[Exercise materials start]

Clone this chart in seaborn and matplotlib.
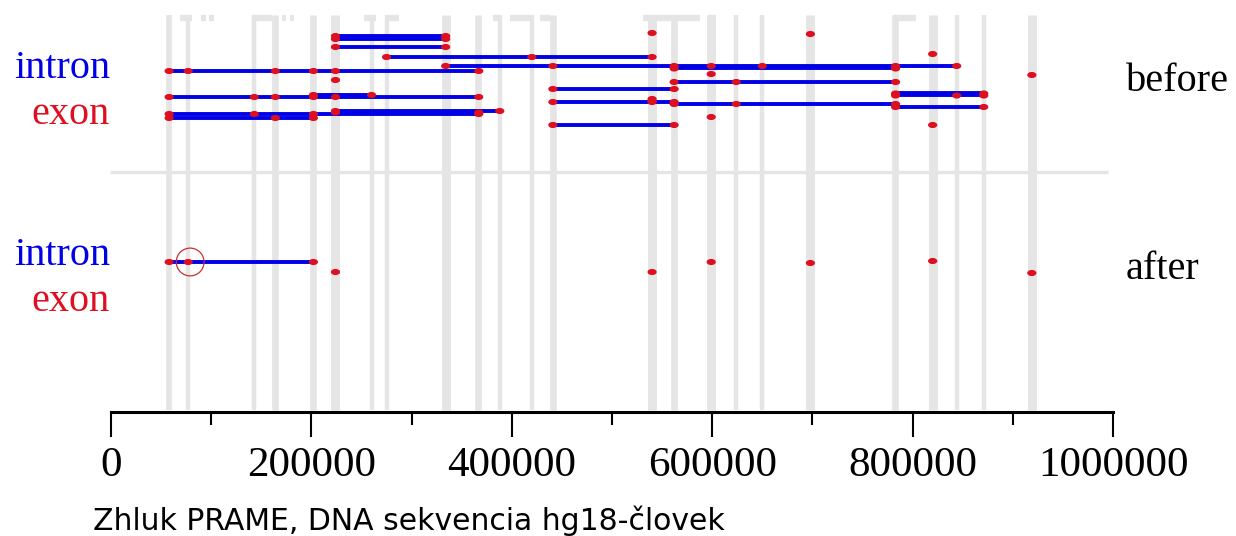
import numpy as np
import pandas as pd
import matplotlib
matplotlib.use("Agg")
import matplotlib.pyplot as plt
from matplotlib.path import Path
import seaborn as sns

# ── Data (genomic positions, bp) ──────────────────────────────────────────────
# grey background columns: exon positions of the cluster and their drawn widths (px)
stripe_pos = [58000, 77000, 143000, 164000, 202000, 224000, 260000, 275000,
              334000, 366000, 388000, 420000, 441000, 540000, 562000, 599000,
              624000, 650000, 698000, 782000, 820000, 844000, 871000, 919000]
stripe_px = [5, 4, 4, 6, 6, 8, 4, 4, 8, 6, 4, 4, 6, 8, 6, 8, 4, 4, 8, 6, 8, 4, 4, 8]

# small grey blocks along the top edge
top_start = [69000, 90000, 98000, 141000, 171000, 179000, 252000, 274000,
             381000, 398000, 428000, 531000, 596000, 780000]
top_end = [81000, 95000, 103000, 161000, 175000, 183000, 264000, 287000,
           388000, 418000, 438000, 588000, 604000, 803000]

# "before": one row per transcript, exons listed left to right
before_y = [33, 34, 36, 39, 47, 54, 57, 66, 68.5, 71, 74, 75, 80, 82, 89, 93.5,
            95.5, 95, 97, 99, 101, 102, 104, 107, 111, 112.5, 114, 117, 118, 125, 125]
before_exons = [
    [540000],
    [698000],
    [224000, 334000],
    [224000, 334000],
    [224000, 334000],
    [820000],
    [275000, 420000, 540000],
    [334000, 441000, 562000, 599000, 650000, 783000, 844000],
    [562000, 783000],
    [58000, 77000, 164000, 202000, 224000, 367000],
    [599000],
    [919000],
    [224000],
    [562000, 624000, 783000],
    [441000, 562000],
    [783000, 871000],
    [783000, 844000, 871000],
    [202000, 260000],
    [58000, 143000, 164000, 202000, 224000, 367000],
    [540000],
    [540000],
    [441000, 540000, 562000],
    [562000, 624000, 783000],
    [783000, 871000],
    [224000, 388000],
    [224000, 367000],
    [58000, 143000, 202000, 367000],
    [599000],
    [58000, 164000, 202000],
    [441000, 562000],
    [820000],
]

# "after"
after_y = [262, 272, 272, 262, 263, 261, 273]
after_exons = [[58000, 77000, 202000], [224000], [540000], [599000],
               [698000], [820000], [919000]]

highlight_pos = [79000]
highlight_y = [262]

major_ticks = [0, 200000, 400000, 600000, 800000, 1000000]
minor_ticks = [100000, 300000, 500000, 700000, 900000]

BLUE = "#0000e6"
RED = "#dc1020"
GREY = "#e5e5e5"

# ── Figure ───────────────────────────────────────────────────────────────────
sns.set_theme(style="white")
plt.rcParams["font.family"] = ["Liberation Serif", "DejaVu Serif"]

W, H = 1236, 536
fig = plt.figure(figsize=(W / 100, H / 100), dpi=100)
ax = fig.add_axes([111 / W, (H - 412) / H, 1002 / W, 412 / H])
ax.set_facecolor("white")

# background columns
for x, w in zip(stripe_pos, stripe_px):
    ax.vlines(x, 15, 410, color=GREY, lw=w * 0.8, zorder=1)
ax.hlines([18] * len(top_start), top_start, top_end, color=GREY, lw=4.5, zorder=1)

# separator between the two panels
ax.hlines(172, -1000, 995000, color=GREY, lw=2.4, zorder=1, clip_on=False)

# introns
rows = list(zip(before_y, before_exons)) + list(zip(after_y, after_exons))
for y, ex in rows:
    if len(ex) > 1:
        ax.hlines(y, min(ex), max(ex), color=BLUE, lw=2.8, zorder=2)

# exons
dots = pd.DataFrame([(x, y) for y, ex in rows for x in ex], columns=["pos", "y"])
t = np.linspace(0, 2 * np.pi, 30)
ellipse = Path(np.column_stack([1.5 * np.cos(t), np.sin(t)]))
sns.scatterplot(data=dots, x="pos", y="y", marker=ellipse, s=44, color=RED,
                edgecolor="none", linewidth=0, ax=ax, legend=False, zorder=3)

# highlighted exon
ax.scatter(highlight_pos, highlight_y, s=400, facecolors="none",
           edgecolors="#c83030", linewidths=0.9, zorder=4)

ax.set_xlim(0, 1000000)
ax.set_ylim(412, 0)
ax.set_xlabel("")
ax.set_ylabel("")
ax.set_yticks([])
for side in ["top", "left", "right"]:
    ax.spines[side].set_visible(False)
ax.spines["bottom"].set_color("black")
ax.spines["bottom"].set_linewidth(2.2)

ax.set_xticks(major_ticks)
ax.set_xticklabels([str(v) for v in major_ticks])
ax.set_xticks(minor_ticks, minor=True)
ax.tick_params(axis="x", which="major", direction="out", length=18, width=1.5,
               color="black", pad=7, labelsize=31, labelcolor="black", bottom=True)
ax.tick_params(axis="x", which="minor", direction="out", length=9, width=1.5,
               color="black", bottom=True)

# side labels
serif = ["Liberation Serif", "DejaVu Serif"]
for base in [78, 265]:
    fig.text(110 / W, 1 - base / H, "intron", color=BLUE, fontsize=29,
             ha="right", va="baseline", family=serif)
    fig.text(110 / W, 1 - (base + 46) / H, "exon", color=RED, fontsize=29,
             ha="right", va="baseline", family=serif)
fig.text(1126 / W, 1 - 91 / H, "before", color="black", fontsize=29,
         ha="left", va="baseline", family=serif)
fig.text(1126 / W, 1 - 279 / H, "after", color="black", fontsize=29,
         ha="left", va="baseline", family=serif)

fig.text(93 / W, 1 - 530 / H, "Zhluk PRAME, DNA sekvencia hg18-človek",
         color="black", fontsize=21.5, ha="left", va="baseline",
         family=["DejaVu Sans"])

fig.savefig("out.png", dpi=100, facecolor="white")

[Exercise materials end]
[Exercise materials start]

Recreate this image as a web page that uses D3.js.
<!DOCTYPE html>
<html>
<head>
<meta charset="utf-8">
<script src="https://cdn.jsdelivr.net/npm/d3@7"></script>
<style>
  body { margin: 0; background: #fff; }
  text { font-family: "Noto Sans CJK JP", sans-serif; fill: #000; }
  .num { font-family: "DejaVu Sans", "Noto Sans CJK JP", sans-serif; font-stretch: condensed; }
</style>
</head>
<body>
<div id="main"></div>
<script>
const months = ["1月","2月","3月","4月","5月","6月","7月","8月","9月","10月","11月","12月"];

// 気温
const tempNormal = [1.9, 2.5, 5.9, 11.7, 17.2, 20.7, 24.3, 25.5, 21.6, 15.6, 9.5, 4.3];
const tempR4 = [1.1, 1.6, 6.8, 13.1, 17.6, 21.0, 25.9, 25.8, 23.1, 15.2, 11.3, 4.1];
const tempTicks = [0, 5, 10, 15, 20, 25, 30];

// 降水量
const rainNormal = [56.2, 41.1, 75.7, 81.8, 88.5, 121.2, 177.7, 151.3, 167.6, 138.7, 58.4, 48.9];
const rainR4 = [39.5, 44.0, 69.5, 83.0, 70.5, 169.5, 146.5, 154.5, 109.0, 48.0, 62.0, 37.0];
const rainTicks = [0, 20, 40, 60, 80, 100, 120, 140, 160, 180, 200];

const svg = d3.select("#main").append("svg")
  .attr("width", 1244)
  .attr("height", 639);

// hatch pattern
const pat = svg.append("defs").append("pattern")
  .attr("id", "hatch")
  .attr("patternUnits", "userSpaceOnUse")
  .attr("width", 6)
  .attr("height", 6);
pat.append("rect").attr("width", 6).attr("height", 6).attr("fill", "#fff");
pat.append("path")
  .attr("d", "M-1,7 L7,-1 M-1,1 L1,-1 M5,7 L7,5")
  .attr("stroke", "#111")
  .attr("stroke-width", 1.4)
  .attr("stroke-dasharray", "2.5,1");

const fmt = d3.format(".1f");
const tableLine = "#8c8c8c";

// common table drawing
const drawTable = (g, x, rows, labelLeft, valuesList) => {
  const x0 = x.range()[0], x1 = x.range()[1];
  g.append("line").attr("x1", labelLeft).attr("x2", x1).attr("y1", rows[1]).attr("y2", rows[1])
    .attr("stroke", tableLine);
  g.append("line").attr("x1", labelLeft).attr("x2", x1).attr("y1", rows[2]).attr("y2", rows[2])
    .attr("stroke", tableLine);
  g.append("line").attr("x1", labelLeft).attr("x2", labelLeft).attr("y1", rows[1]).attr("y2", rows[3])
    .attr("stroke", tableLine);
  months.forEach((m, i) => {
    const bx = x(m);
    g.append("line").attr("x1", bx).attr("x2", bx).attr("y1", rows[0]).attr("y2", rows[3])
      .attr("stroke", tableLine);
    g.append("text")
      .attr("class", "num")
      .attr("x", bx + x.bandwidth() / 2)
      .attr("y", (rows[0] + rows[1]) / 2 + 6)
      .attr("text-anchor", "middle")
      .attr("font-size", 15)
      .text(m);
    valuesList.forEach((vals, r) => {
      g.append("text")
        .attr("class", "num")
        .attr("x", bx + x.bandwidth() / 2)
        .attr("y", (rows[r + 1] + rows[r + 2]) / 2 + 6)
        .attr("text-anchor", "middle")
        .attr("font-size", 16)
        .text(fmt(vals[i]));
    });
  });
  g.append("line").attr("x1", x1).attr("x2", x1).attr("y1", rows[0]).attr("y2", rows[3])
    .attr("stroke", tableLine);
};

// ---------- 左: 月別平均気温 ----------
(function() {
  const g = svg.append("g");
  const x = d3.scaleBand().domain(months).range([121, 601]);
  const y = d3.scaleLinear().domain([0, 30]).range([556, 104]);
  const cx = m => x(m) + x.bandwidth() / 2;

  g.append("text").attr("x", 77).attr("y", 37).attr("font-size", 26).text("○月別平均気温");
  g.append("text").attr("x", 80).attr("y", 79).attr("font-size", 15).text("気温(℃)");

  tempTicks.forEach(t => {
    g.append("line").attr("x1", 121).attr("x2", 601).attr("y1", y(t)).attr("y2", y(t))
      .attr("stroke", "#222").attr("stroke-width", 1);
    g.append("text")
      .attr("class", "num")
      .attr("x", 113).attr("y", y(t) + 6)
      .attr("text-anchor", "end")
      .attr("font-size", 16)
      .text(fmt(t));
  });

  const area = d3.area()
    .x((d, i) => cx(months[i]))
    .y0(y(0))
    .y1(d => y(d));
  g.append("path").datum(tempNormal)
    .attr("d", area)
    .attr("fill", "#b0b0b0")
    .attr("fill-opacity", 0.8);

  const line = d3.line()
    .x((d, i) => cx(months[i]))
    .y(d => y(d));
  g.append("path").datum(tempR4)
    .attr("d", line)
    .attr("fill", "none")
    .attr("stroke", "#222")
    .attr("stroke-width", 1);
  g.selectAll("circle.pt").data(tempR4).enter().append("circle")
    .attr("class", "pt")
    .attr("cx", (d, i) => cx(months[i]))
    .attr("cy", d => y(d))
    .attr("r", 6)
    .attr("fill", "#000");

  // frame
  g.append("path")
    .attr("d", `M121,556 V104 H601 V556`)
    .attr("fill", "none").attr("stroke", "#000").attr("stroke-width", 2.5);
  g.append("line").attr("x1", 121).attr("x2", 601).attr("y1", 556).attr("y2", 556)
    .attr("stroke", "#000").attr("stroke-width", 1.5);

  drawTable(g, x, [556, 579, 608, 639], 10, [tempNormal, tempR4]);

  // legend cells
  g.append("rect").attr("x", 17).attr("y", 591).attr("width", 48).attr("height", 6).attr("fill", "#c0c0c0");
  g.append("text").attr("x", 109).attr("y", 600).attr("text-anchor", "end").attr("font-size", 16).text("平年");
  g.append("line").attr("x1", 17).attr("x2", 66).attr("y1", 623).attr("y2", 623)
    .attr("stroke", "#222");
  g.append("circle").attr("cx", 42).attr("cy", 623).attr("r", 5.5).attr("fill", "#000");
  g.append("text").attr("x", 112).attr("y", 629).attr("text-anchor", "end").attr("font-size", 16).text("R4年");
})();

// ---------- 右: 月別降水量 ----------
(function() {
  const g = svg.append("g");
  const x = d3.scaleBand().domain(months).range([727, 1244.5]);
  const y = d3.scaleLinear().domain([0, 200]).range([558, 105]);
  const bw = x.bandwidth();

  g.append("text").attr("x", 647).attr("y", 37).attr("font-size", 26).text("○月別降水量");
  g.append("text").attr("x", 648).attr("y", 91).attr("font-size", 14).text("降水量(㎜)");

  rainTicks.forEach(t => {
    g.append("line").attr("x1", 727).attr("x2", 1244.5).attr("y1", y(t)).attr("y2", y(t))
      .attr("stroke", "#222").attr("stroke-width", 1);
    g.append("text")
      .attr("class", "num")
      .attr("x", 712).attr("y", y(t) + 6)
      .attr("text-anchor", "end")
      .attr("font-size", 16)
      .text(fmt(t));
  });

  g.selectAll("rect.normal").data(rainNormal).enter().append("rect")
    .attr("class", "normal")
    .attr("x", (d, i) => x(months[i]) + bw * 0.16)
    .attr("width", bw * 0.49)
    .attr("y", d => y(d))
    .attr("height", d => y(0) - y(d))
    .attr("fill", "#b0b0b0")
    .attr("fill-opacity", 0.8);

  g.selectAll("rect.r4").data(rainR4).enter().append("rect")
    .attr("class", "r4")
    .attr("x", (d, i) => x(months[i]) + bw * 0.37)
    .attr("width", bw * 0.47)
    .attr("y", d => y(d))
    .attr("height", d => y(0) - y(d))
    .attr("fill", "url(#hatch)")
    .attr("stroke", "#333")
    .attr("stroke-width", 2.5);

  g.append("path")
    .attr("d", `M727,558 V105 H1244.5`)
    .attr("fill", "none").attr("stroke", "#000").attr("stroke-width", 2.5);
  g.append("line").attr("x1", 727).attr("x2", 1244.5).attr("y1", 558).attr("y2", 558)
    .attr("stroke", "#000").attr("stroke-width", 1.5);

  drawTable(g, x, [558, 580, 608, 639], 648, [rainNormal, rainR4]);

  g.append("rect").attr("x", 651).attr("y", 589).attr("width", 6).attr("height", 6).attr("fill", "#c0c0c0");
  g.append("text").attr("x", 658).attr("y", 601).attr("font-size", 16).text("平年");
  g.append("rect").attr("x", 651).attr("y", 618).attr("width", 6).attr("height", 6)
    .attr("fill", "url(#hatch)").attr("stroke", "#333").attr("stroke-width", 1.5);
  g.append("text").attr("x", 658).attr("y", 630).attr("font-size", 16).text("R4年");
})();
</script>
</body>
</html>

[Exercise materials end]
[Exercise materials start]

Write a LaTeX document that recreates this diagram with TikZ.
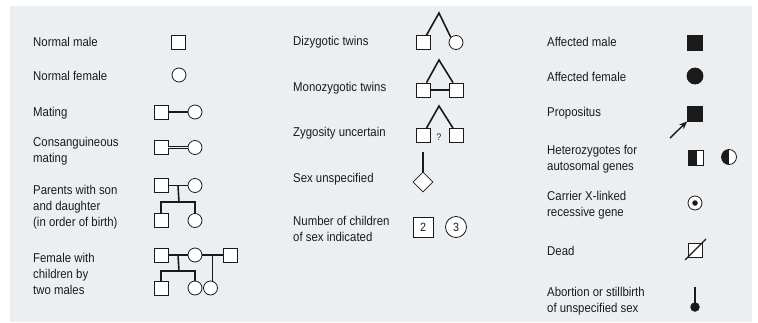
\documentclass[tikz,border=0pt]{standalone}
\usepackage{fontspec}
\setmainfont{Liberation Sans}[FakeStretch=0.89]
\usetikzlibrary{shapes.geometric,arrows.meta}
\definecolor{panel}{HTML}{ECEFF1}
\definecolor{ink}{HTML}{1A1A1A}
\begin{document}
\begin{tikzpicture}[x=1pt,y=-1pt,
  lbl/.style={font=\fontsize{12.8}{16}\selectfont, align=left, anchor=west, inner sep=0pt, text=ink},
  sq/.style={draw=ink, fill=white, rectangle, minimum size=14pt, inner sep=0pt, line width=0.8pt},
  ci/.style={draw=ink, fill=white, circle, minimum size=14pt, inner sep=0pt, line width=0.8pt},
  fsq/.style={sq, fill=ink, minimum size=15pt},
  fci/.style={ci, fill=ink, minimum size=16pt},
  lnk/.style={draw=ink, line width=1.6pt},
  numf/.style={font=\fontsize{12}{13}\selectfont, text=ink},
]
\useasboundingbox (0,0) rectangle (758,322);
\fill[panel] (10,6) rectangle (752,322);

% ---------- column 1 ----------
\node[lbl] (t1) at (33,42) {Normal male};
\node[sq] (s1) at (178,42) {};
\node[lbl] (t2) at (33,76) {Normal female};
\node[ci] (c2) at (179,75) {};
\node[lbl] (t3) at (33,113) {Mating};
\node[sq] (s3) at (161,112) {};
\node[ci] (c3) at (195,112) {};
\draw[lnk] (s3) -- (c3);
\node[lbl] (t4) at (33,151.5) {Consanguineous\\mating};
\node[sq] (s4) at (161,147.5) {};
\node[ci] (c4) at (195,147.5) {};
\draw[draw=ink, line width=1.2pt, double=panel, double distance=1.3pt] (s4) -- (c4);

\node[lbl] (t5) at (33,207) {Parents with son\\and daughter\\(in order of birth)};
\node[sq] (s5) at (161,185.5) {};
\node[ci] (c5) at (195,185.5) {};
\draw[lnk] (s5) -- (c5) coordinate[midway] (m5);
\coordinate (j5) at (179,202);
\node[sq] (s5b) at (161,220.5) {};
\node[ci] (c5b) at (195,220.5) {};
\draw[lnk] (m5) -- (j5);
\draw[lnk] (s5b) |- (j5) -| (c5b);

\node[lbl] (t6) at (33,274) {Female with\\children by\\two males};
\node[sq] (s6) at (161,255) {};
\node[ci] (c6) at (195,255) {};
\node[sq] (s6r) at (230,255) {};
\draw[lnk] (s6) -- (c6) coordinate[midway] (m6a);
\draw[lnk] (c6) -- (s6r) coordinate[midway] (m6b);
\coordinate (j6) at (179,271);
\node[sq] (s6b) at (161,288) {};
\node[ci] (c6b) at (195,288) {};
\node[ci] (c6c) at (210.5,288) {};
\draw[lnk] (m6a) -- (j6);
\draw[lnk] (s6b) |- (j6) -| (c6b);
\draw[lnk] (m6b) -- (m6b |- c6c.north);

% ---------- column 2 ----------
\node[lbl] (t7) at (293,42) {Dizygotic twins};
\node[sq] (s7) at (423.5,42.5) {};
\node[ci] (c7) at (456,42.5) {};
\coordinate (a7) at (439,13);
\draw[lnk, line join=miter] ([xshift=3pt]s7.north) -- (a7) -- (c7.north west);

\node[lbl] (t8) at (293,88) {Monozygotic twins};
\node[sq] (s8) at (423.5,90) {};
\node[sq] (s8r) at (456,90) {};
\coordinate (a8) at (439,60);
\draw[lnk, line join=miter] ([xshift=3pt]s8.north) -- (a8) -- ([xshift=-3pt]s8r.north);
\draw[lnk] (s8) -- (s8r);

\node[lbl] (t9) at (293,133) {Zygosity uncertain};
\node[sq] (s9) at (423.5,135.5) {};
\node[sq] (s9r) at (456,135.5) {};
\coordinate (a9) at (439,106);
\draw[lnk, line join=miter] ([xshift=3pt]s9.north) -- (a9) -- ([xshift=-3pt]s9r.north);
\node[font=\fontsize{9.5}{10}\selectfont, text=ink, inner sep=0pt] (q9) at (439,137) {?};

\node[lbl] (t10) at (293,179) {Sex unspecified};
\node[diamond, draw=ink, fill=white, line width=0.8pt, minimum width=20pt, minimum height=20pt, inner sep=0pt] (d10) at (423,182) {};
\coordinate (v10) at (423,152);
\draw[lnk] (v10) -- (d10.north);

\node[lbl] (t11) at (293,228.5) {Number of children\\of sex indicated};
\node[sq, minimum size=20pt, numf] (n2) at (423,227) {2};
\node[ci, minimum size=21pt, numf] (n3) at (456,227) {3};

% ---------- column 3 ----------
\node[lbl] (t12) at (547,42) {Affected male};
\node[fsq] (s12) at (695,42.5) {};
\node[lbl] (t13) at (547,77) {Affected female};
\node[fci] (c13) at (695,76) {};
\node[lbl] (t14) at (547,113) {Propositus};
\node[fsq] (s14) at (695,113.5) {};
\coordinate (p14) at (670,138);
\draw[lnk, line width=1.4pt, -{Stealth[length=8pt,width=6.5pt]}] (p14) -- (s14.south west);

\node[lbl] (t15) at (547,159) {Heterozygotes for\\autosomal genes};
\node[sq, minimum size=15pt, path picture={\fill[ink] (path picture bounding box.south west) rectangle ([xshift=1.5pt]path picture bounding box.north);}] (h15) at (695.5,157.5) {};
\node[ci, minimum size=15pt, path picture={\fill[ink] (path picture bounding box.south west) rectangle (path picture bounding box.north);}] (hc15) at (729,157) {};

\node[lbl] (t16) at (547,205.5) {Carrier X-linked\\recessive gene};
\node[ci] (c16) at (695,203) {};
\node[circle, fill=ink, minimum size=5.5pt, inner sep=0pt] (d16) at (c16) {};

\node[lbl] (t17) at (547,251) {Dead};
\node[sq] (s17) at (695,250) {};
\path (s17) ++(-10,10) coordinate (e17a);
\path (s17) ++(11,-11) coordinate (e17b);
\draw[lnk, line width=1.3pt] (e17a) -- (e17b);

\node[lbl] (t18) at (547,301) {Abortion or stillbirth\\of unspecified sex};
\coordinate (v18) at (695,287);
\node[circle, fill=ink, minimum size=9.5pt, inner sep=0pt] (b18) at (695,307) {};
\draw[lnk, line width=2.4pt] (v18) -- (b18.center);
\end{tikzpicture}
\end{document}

[Exercise materials end]

* _Set task_: In the records above, how many lines include the string "matplotlib"? Answer with only the number.

* _Answer to this exercise_: 5